The Masters was the only major an Australian had never won, and Scott was among dozens of golfers who routinely rose in the early hours of Monday morning for the telecast, only to watch a horror show. The leading character was Greg Norman, who had four good chances to win, none better than when he blew a six-shot lead on the last day to Nick Faldo in 1996.
There was Jim Ferrier in 1952, Bruce Crampton 20 years later, and Scott and Jason Day only two years ago. Norman, though, was the face of Aussie failures at the Masters, and Scott paid him tribute before he slipped on the green jacket.
"Australia is a proud sporting nation, and this is one notch in the belt we never got,'' Scott said. "It's amazing that it came down to me today. But there's one guy who inspired a nation of golfers, and that's Greg Norman. He's been incredible to me and all the great golfers. Part of this belongs to him.''
Scott was just as gracious in victory as he was last summer at Royal Lytham & St. Annes. He and Cabrera flashed a thumbs-up to each other after their shots into the 10th hole in the playoff, and they walked off the 10th green with their arms around each other when it was over.

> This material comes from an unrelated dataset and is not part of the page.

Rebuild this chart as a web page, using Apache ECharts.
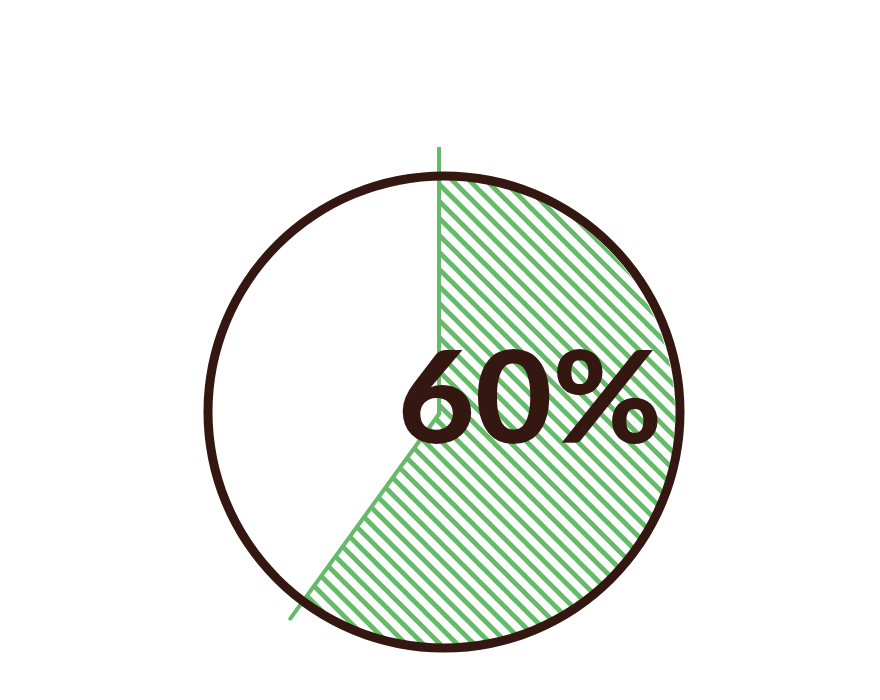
<!DOCTYPE html>
<html>
<head>
<meta charset="utf-8">
<script src="https://cdn.jsdelivr.net/npm/echarts@6/dist/echarts.min.js"></script>
<style>
html,body{margin:0;padding:0;background:#fff;}
#chart{width:880px;height:700px;}
</style>
</head>
<body>
<div id="chart"></div>
<script>
// Data
const shareValue = 60;               // percent shown
const sliceValues = [60, 40];        // filled share, remaining share
const edgeRadius = [267, 0, 253];    // polyline radii of the sector edges
const edgeAngle = [0, 0, 60];        // polyline angles (percent scale)

const green = '#66bb6a';
const brown = '#351711';

// hatch pattern
const tile = document.createElement('canvas');
const s = 17;
tile.width = s; tile.height = s;
const ctx = tile.getContext('2d');
ctx.strokeStyle = green;
ctx.lineWidth = 4.8;
for (let k = -1; k <= 1; k++) {
  ctx.beginPath();
  ctx.moveTo(-2, k * s - 2);
  ctx.lineTo(s + 2, s + k * s + 2);
  ctx.stroke();
}

const chart = echarts.init(document.getElementById('chart'), null, {renderer: 'canvas'});
chart.setOption({
  animation: false,
  backgroundColor: '#ffffff',
  polar: {center: [439, 414], radius: 267},
  angleAxis: {type: 'value', min: 0, max: 100, startAngle: 90, clockwise: true, show: false},
  radiusAxis: {type: 'value', min: 0, max: 267, show: false},
  graphic: [{
    type: 'text',
    x: 530, y: 402, z: 100,
    scaleX: 1.04,
    style: {
      text: shareValue + '%',
      font: '900 128px Lato',
      fill: brown,
      align: 'center',
      verticalAlign: 'middle'
    }
  }],
  series: [
    {
      type: 'pie',
      silent: true,
      z: 1,
      center: [439, 414],
      radius: [0, 236],
      startAngle: 90,
      clockwise: true,
      label: {show: false},
      labelLine: {show: false},
      emphasis: {disabled: true},
      data: [
        {value: sliceValues[0], itemStyle: {color: {image: tile, repeat: 'repeat'}}},
        {value: sliceValues[1], itemStyle: {color: 'rgba(0,0,0,0)'}}
      ]
    },
    {
      type: 'line',
      coordinateSystem: 'polar',
      silent: true,
      z: 2,
      symbol: 'none',
      lineStyle: {color: green, width: 4, cap: 'round', join: 'miter'},
      data: edgeRadius.map((r, i) => [r, edgeAngle[i]])
    },
    {
      type: 'pie',
      silent: true,
      z: 3,
      center: [444, 412],
      radius: [231.5, 240.5],
      label: {show: false},
      labelLine: {show: false},
      emphasis: {disabled: true},
      data: [{value: 100, itemStyle: {color: brown}}]
    }
  ]
});
</script>
</body>
</html>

"Such is golf,'' Cabrera said. "Adam is a good winner.''
It was a riveting conclusion to a week filled with some awkward moments. There was the one-shot penalty called against 14-year-old Guan Tianlang that nearly kept the Chinese teen from becoming the youngest player to make the cut. There was the illegal drop by Tiger Woods, who was given a two-shot penalty over questions and confusion about why he was not disqualified for signing an incorrect card.
And at the end, there was shot-making at its finest.
Scott didn't make a bogey after the first hole, and he really didn't miss a shot the rest of the day on a rainy Sunday at Augusta.